Kent resides in Fort Lauderdale, Florida these days, but said he makes several trips home to Fairmont each year. In a time of societal tensions, he said a goal of his foundation is to foster community harmony.
“In order to champion change, you have to become the change you want to see,” he said. “We just want to give these kids an opportunity, given this social climate, to have the best chance at success, to give them an equal opportunity to become successful.”
“We want to teach kids to lift as they climb and to be color blind but still remain colorful. What we’re doing today is showing each other how to take care of one another, how to love each other, how to be there for one another,” he said.
Kent said he had mentors while growing up in Fairmont and feels it’s his duty to serve as a role model for young people today.
“I feel our foundation gives the people — our community, our kids — a chance to be heard and to use our resources to become whomever it is they want to be when they grow up,” he said. “There were opportunities I was allotted, so I want to bring those resources back here so these kids can have a better chance at being successful.”
One of Kent’s mentors as a young man was Corey Hines.
Today, Hines is the head coach of the Fairmont Senior High School girls’ basketball team. Hines remains close to Kent, who asked him to play a major role in the Rashod Kent Foundation.
“I watched Rashod grow from a kid to a man. When Rashod came to me with the idea of starting his foundation, he asked me if I’d be a part of it and I said by all means I would. Because anytime someone wants to do something positive, I want to be part of that,” Hines said.
Hines said Kent’s foundation is about fostering respect and community service.

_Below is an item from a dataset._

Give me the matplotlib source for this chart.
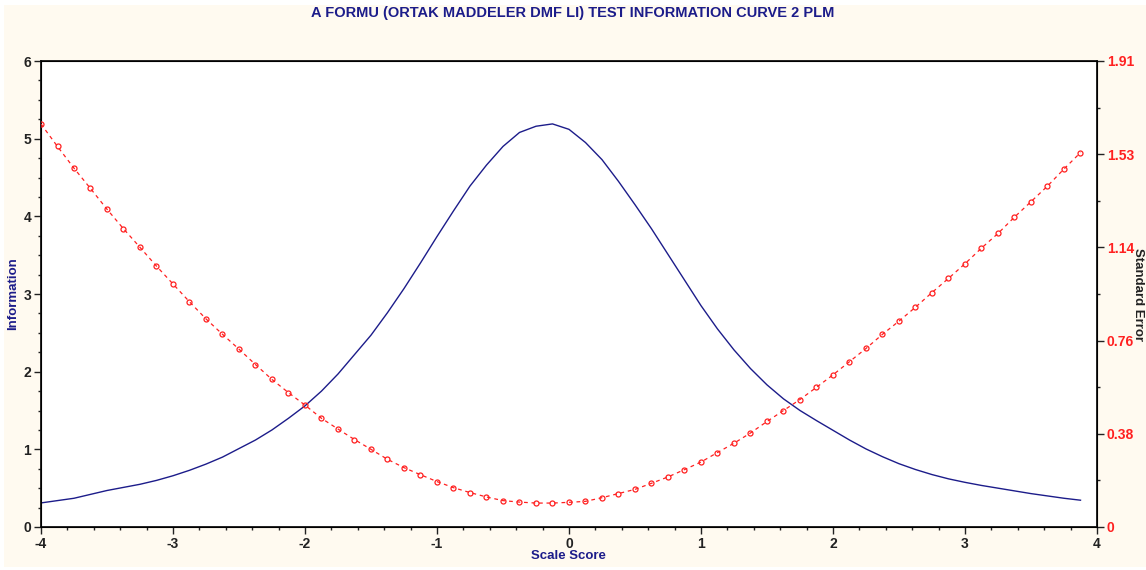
import matplotlib.pyplot as plt
import matplotlib.patches as mpatches
import numpy as np

### DATA ###

# scale score grid, one point every 0.125
theta = np.arange(-4.0, 4.0, 0.125)

# test information (left axis)
info = [0.31, 0.34, 0.37, 0.42, 0.47, 0.51, 0.55, 0.60,
        0.66, 0.73, 0.81, 0.90, 1.01, 1.12, 1.25, 1.40,
        1.56, 1.75, 1.97, 2.22, 2.47, 2.76, 3.07, 3.40,
        3.74, 4.07, 4.39, 4.66, 4.90, 5.08, 5.16, 5.19,
        5.12, 4.95, 4.73, 4.45, 4.15, 3.84, 3.51, 3.18,
        2.85, 2.55, 2.28, 2.04, 1.83, 1.65, 1.50, 1.37,
        1.245, 1.12, 1.005, 0.905, 0.815, 0.74, 0.675, 0.62,
        0.575, 0.535, 0.50, 0.465, 0.43, 0.40, 0.37, 0.345]

# standard error (right axis)
se = [1.650, 1.558, 1.469, 1.386, 1.301, 1.221, 1.145, 1.068,
      0.995, 0.922, 0.852, 0.789, 0.728, 0.665, 0.604, 0.550,
      0.499, 0.445, 0.401, 0.358, 0.318, 0.277, 0.243, 0.214,
      0.186, 0.161, 0.141, 0.123, 0.108, 0.102, 0.098, 0.098,
      0.101, 0.105, 0.120, 0.137, 0.154, 0.179, 0.205, 0.235,
      0.266, 0.305, 0.343, 0.385, 0.432, 0.477, 0.522, 0.572,
      0.623, 0.677, 0.731, 0.789, 0.843, 0.900, 0.960, 1.018,
      1.078, 1.142, 1.202, 1.269, 1.332, 1.396, 1.466, 1.533]

se_max = 1.908
se_ticks = [0, 0.3816, 0.7632, 1.1448, 1.5264, 1.908]
se_labels = ['0', '0.38', '0.76', '1.14', '1.53', '1.91']

title = "A FORMU (ORTAK MADDELER DMF LI) TEST INFORMATION CURVE 2 PLM"

### PLOT ###

plt.rcParams['font.family'] = ['Liberation Sans', 'DejaVu Sans']
plt.rcParams['axes.unicode_minus'] = False
navy = '#1c1c8a'
cream = '#fffaf0'
W, H = 1146, 570

fig = plt.figure(figsize=(11.46, 5.70), dpi=100, facecolor='white')
fig.patches.append(mpatches.Rectangle((4 / W, 3 / H), 1142 / W, 562 / H,
                                      transform=fig.transFigure, facecolor=cream,
                                      edgecolor='none', zorder=-10))

ax = fig.add_axes([41 / W, 1 - 527 / H, 1056 / W, 466 / H])
ax.set_facecolor('white')
ax.plot(theta, info, color=navy, lw=1.0, zorder=3)
ax.set_xlim(-4, 4)
ax.set_ylim(0, 6)
ax.set_xticks(np.arange(-4, 5, 1))
ax.set_xticks(np.arange(-4, 4.01, 0.2), minor=True)
ax.set_yticks(np.arange(0, 7, 1))
ax.set_yticks(np.arange(0, 6.01, 0.25), minor=True)
ax.tick_params(which='major', length=5, width=1, labelsize=10, colors='#222222', pad=2)
ax.tick_params(which='minor', length=2.5, width=1, colors='#222222')
for lab in ax.get_xticklabels() + ax.get_yticklabels():
    lab.set_fontweight('bold')
for sp in ax.spines.values():
    sp.set_linewidth(1.3)
    sp.set_color('#111111')

ax2 = ax.twinx()
ax2.plot(theta, se, color='#ff2020', lw=0.9, ls=(0, (3, 3)), marker='o',
         markersize=3.6, markerfacecolor='none', markeredgecolor='#ff2020',
         markeredgewidth=0.9, zorder=4)
ax2.set_ylim(0, se_max)
ax2.set_yticks(se_ticks)
ax2.set_yticklabels(se_labels)
ax2.set_yticks(np.arange(0.1908, se_max, 0.3816), minor=True)
ax2.tick_params(which='major', length=5, width=1, labelsize=10, labelcolor='#ff2020',
                color='#222222', pad=2)
ax2.tick_params(which='minor', length=2.5, width=1, color='#222222')
for lab in ax2.get_yticklabels():
    lab.set_fontweight('bold')

# axis titles placed in figure pixels, like the reference
fig.text(568 / W, 1 - 556 / H, "Scale Score", ha='center', va='center',
         color=navy, fontweight='bold', fontsize=9.5)
fig.text(13 / W, 1 - 294 / H, "Information", ha='center', va='center',
         rotation=90, color=navy, fontweight='bold', fontsize=9.5)
fig.text(1138 / W, 1 - 294 / H, "Standard Error", ha='center', va='center',
         rotation=-90, color='#222222', fontweight='bold', fontsize=9.5)

fig.text(0.5, 1 - 13 / H, title, ha='center', va='center', color=navy,
         fontweight='bold', fontsize=10.5)

plt.savefig("out.png", dpi=100, facecolor=fig.get_facecolor())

“During this time in our country that seems so divided with everyone going through these different issues and trying to make it all about politics, we’re trying to show it really doesn’t matter what political views you have or what religious views you have. We feel as a community we need to come together and do what’s right. And we feel what’s right is helping out these kids,” Hines said.
“Some people are really in need of coats and turkeys. It’s especially rough during the holidays. Even if it’s just for a moment, we want to try to ease some peoples’ pain,” Hines said.
Kent said foundation members and local community leaders like Hines, Tiffany Walker Samuels and others are vital to executing his vision of positivity.
“Fortunately for me, I have a team comprised of a consortium of philanthropists who share the same vision, so it’s easy to come together and make things happen for the kids,” he said. “If ever there was the need for change — in our community, for our kids, for our people who need a voice and a place and a platform to be heard — it’s now.”